(Plotting code records)
* * * * * * * * *

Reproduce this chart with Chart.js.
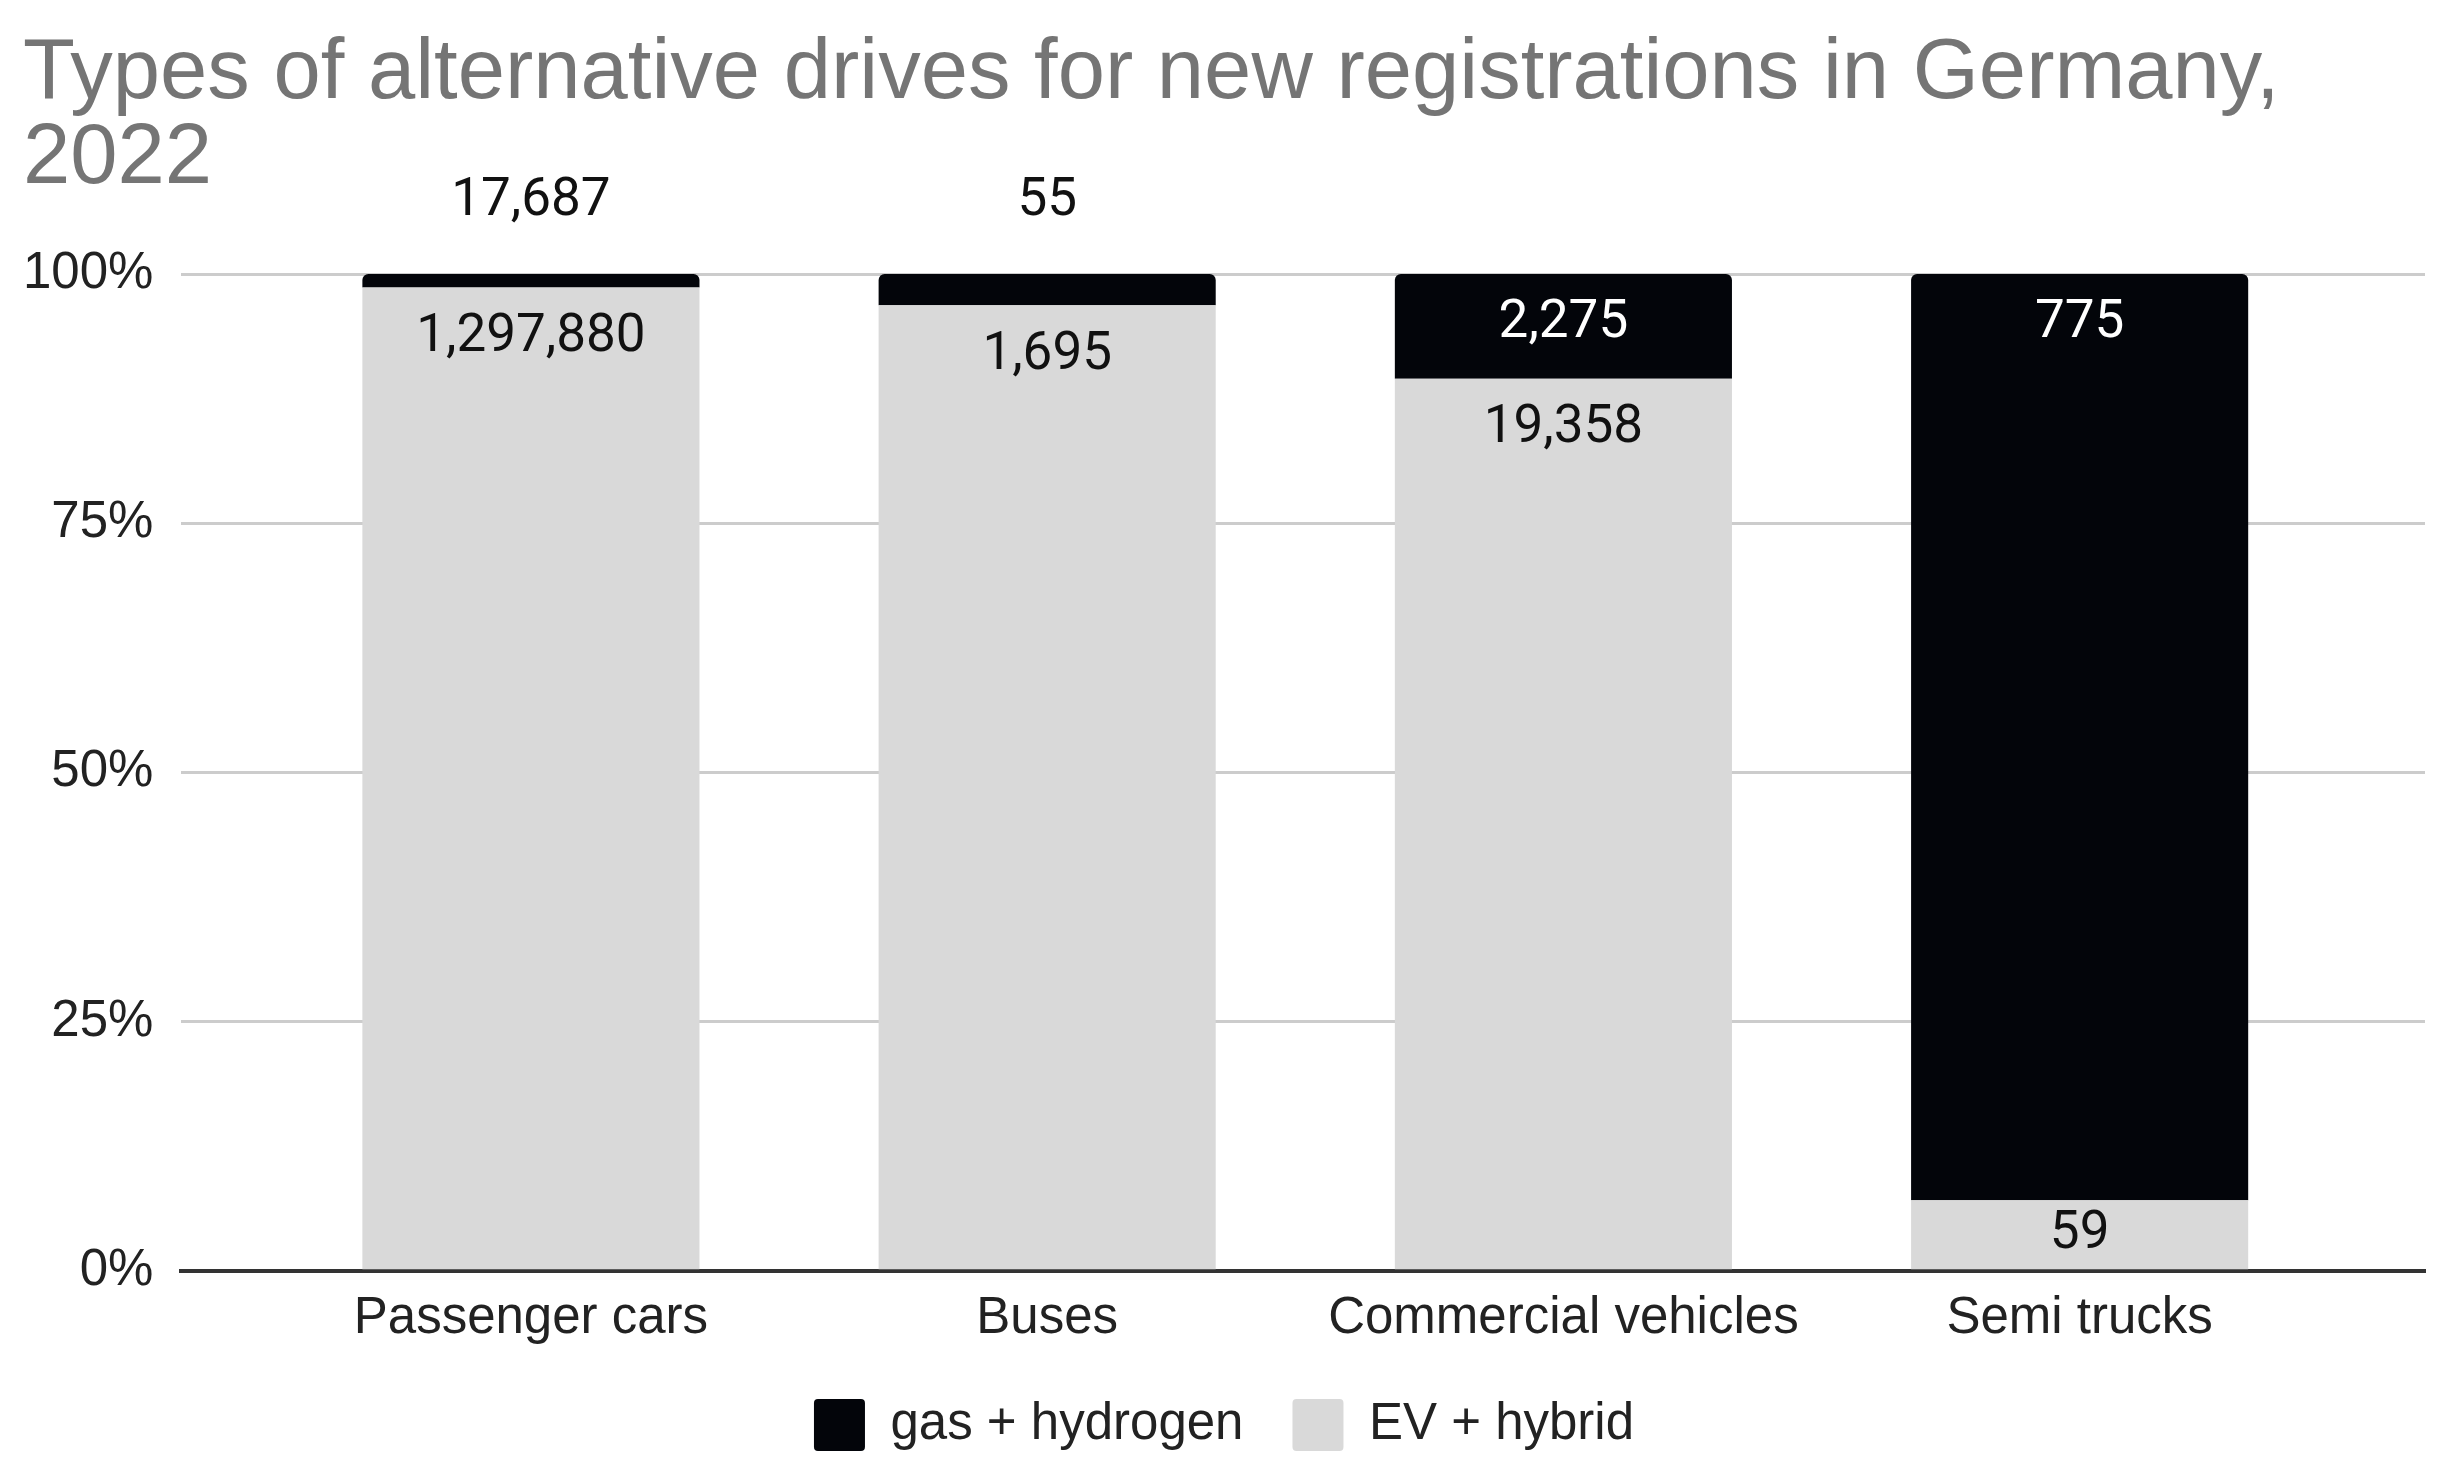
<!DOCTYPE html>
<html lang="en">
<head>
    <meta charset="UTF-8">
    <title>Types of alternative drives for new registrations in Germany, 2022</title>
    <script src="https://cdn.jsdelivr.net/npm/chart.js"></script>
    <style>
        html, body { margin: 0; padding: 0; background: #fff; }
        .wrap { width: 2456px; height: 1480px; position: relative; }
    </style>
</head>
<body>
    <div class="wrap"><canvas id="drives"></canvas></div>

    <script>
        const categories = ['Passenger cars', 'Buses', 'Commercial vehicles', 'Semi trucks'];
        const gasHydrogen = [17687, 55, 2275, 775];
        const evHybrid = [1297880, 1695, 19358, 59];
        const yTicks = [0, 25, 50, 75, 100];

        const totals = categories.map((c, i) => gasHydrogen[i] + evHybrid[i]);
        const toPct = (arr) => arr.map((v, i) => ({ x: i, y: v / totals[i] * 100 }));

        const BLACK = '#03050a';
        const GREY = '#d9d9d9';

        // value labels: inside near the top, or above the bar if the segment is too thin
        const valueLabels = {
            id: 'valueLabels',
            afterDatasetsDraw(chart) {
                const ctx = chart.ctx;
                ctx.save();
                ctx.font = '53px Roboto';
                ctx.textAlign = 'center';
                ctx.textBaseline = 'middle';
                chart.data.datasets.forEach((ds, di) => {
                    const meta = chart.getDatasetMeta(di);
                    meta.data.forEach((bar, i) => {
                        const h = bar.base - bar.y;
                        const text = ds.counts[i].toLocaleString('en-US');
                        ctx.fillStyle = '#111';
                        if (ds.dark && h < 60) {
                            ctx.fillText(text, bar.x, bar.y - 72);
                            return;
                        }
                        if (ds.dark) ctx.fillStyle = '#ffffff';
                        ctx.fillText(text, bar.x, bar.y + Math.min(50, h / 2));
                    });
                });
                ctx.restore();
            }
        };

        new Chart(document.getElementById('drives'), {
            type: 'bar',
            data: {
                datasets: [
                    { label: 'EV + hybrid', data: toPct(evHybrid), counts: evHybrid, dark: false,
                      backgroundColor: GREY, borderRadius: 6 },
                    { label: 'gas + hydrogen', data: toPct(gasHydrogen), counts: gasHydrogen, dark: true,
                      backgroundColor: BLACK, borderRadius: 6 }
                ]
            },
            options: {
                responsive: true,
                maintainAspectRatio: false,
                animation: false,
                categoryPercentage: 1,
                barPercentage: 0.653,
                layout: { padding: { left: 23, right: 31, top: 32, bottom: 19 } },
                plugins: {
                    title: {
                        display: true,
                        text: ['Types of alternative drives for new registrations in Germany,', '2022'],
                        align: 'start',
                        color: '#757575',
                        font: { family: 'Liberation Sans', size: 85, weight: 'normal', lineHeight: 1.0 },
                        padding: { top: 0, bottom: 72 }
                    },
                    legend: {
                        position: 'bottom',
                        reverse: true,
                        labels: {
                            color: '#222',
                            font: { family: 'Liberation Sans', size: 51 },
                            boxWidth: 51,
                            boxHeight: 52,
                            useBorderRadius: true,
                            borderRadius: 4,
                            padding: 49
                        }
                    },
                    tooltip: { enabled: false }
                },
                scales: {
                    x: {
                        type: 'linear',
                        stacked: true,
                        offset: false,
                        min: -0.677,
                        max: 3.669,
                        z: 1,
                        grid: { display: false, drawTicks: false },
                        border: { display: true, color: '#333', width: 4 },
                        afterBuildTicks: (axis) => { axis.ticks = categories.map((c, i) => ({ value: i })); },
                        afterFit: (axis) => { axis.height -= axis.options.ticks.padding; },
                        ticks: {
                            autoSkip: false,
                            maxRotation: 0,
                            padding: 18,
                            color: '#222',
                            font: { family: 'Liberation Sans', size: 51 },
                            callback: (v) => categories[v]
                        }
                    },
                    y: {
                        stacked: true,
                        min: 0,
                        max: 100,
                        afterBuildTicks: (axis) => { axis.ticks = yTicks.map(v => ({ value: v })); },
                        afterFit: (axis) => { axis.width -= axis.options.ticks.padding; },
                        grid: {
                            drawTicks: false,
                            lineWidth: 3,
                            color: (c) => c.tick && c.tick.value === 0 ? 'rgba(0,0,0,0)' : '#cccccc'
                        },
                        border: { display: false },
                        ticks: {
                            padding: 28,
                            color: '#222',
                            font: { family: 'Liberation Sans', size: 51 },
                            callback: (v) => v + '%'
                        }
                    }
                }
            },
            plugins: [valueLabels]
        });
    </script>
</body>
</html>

* * * * * * * * *

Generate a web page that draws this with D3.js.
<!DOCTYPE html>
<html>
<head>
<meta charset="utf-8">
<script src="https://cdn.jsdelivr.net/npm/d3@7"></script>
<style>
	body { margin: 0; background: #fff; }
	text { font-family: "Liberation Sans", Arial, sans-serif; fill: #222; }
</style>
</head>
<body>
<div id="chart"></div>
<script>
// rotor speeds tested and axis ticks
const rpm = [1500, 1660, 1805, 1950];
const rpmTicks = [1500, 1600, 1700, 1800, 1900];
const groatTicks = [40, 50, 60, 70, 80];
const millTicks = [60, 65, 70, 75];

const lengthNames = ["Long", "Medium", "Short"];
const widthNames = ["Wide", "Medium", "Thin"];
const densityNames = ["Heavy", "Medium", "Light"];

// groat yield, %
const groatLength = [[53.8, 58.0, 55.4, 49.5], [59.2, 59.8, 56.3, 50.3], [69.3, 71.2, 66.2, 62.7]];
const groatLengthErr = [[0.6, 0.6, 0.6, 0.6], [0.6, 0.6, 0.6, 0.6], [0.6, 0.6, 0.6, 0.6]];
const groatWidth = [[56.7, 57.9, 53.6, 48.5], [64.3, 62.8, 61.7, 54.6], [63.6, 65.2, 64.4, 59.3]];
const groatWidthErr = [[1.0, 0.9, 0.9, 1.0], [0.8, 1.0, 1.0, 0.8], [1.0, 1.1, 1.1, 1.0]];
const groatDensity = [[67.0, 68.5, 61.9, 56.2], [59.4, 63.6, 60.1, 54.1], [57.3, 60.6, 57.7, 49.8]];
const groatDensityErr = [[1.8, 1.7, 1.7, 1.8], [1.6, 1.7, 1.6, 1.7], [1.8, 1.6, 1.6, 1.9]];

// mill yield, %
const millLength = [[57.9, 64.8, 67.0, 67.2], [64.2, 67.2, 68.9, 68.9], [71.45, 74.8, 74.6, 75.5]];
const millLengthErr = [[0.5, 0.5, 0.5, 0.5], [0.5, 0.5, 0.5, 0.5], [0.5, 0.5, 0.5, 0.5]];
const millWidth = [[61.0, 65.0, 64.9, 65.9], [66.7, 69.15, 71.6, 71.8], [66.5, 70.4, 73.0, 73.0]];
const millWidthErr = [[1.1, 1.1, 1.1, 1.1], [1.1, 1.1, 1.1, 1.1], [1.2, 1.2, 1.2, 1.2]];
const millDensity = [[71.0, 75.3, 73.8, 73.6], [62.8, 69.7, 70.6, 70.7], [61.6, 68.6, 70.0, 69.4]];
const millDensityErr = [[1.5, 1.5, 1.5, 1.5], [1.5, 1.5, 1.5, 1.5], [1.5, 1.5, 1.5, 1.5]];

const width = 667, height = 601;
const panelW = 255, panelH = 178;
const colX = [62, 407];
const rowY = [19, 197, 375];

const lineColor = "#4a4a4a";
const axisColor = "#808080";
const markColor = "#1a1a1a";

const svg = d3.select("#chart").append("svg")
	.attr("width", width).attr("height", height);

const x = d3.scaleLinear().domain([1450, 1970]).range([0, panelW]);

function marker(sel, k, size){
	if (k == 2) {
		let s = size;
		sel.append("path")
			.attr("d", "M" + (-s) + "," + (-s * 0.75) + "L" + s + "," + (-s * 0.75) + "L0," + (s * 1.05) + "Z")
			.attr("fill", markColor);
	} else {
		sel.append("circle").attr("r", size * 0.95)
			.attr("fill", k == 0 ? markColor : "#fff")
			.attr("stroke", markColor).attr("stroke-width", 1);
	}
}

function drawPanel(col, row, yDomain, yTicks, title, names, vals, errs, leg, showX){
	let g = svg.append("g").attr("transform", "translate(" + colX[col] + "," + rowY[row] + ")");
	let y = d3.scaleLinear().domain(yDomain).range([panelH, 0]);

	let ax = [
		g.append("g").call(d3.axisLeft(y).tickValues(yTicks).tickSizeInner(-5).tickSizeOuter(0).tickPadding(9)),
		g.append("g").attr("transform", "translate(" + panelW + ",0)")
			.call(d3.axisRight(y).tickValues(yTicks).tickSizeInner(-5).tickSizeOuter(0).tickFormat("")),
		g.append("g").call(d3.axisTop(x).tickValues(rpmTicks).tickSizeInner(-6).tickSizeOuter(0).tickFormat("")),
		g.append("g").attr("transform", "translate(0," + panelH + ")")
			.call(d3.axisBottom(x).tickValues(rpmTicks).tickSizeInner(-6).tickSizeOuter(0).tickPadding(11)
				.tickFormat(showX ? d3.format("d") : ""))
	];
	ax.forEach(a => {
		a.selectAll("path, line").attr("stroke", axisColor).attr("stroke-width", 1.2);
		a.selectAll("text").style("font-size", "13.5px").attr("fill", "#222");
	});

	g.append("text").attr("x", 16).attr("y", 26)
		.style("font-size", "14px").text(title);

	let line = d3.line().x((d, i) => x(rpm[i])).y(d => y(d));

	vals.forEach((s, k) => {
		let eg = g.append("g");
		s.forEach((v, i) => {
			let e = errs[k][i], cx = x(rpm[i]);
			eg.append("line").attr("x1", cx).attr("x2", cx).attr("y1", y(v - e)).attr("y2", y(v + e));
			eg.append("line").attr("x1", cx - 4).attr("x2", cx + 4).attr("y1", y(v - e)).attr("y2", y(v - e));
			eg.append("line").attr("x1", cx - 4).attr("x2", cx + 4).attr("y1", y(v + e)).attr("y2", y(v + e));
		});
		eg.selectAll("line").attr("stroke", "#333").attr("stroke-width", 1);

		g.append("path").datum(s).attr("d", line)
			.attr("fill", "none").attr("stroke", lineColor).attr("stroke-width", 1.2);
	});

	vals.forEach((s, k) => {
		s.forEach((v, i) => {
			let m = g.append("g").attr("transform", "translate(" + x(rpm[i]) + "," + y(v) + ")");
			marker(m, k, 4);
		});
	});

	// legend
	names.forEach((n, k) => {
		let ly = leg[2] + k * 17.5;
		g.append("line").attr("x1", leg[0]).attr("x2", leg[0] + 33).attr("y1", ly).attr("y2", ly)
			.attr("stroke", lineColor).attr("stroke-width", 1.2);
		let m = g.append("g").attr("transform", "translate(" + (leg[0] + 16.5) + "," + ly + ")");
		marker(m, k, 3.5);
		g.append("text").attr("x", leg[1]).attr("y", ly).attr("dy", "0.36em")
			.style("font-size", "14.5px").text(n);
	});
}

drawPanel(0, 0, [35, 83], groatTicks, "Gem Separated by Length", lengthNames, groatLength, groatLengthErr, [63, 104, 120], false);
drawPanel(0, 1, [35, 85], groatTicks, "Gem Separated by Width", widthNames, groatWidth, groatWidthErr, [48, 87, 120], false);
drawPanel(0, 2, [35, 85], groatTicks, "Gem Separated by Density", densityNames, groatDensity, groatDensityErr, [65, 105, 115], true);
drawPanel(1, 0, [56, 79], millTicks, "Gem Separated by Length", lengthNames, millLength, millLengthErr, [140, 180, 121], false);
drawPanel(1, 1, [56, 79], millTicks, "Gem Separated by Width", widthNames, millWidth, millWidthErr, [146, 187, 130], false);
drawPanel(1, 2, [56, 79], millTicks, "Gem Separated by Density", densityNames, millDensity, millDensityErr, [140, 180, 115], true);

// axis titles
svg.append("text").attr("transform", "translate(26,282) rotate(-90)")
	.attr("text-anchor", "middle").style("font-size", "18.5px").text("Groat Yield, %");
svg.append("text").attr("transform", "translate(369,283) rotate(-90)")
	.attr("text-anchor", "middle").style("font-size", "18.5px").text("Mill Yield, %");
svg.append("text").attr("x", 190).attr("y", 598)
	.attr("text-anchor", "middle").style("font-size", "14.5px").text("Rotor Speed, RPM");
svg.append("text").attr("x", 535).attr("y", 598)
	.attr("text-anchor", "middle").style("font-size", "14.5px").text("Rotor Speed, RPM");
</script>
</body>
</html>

* * * * * * * * *

WHAT IS ASKED: How many of the lines above include the string "this"? Answer with the number only.

RESULT: 2